Park won the gold medal in Rio de Janeiro in her first start back after missing two months because of a ligament injury in her left thumb. She took eight months off after Rio and came back to win the HSBC Women’s World Championship last year in just her second start. She left the tour again in the summer with an aching back.

“I feel like Inbee could take off a whole year or two years and come back and win every week,” said Brittany Lincicome, who is four shots behind Park. “Her game is just so consistent. She doesn’t do anything flashy, but her putting is flashy.

“She literally walks them in. It’s incredible, like you know it’s going in when she hits it. It’s not the most orthodox looking stroke, but she can repeat it.”

Park may not play as full a schedule as she has in the past, Beecher said, but he believes she can thrive with limited starts.

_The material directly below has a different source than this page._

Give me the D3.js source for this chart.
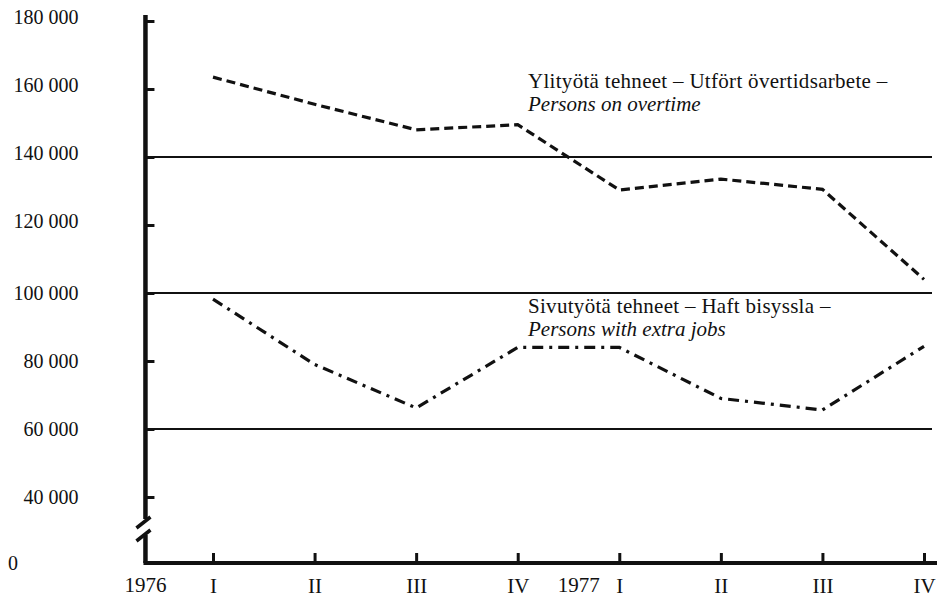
<!DOCTYPE html>
<html>
<head>
<meta charset="utf-8">
<script src="https://cdn.jsdelivr.net/npm/d3@7"></script>
<style>
  body { margin: 0; background: #fff; }
  svg text { font-family: "Liberation Serif", "DejaVu Serif", serif; fill: #111; }
</style>
</head>
<body>
<div id="chart"></div>
<script>
// Quarters 1976 I .. 1977 IV
const quarters = ["I", "II", "III", "IV", "I", "II", "III", "IV"];
const overtime = [163500, 155500, 148000, 149500, 130300, 133500, 130500, 104000];
const extraJobs = [98200, 79000, 66200, 84000, 84000, 69000, 65600, 84300];
const yTicks = [40000, 60000, 80000, 100000, 120000, 140000, 160000, 180000];
const gridValues = [60000, 100000, 140000];
const years = [{label: "1976", pos: -0.665}, {label: "1977", pos: 3.6}];

const width = 937, height = 598;

const svg = d3.select("#chart")
    .append("svg")
    .attr("width", width)
    .attr("height", height);

// scales
const x = d3.scaleLinear().domain([0, 7]).range([213, 924]);
const y = d3.scaleLinear().domain([40000, 180000]).range([497, 21]);
const axisX = x(-0.665);
const baseY = 563;

// gridlines
svg.append("g")
    .selectAll("line")
    .data(gridValues)
    .join("line")
    .attr("x1", axisX)
    .attr("x2", 932)
    .attr("y1", d => y(d))
    .attr("y2", d => y(d))
    .attr("stroke", "#111")
    .attr("stroke-width", 2);

// y axis ticks and labels
const yAxis = svg.append("g")
    .attr("transform", `translate(${axisX},0)`)
    .call(d3.axisLeft(y)
        .tickValues(yTicks)
        .tickSizeInner(-9)
        .tickSizeOuter(0)
        .tickPadding(67)
        .tickFormat(d => d3.format(",")(d).replace(",", " ")));
yAxis.select(".domain").remove();
yAxis.selectAll(".tick line").attr("stroke", "#111").attr("stroke-width", 3);
yAxis.selectAll(".tick text")
    .attr("font-size", 20)
    .attr("dy", (d) => d >= 120000 ? "0.1em" : "0.32em");

// zero label
svg.append("text")
    .attr("x", 8)
    .attr("y", baseY + 7)
    .attr("font-size", 20)
    .text("0");

// vertical axis with break
svg.append("line")
    .attr("x1", axisX).attr("x2", axisX)
    .attr("y1", 15).attr("y2", 519)
    .attr("stroke", "#111").attr("stroke-width", 4.5);
svg.append("line")
    .attr("x1", axisX).attr("x2", axisX)
    .attr("y1", 535).attr("y2", baseY)
    .attr("stroke", "#111").attr("stroke-width", 4.5);
svg.append("path")
    .attr("d", `M${axisX - 9},528 L${axisX + 5},517 M${axisX - 9},541 L${axisX + 5},530`)
    .attr("stroke", "#111").attr("stroke-width", 3.5).attr("fill", "none");

// x axis
const xAxis = svg.append("g")
    .attr("transform", `translate(0,${baseY})`)
    .call(d3.axisBottom(x)
        .tickValues(d3.range(quarters.length))
        .tickSizeInner(-10)
        .tickSizeOuter(0)
        .tickPadding(15)
        .tickFormat(i => quarters[i]));
xAxis.select(".domain").remove();
xAxis.selectAll(".tick line").attr("stroke", "#111").attr("stroke-width", 3);
xAxis.selectAll(".tick text").attr("font-size", 21).attr("fill", "#111");

svg.append("line")
    .attr("x1", axisX - 2).attr("x2", width)
    .attr("y1", baseY).attr("y2", baseY)
    .attr("stroke", "#111").attr("stroke-width", 4);

// year labels
svg.append("g")
    .selectAll("text")
    .data(years)
    .join("text")
    .attr("x", d => x(d.pos))
    .attr("y", baseY + 29)
    .attr("text-anchor", "middle")
    .attr("font-size", 21)
    .text(d => d.label);

// series lines
const line = d3.line()
    .x((d, i) => x(i))
    .y(d => y(d));

svg.append("path")
    .datum(overtime)
    .attr("d", line)
    .attr("fill", "none")
    .attr("stroke", "#111")
    .attr("stroke-width", 3.2)
    .attr("stroke-dasharray", "9,5");

svg.append("path")
    .datum(extraJobs)
    .attr("d", line)
    .attr("fill", "none")
    .attr("stroke", "#111")
    .attr("stroke-width", 3.2)
    .attr("stroke-dasharray", "11,6,3,6");

// annotations
const notes = [
    {x: 528, y: 88, text: "Ylityötä tehneet – Utfört övertidsarbete –", italic: false},
    {x: 528, y: 111, text: "Persons on overtime", italic: true},
    {x: 528, y: 313, text: "Sivutyötä tehneet – Haft bisyssla –", italic: false},
    {x: 528, y: 336, text: "Persons with extra jobs", italic: true}
];
svg.append("g")
    .selectAll("text")
    .data(notes)
    .join("text")
    .attr("x", d => d.x)
    .attr("y", d => d.y)
    .attr("font-size", 21)
    .attr("letter-spacing", d => d.italic ? 0 : 0.3)
    .attr("font-style", d => d.italic ? "italic" : "normal")
    .text(d => d.text);
</script>
</body>
</html>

“I think it helps her get that fight back, to get that hunger back,” Beecher said. “She knows she can play 15 events a year and still compete. There aren’t a lot of players who can do that.”

Park enjoyed her time away last year, and how it re-energized her.

“When I was taking the long break, I was just thinking, `I can do this life as well,’” Park said. “But I’m glad I came back out here. Obviously, days like today, that’s the reason I’m playing golf.”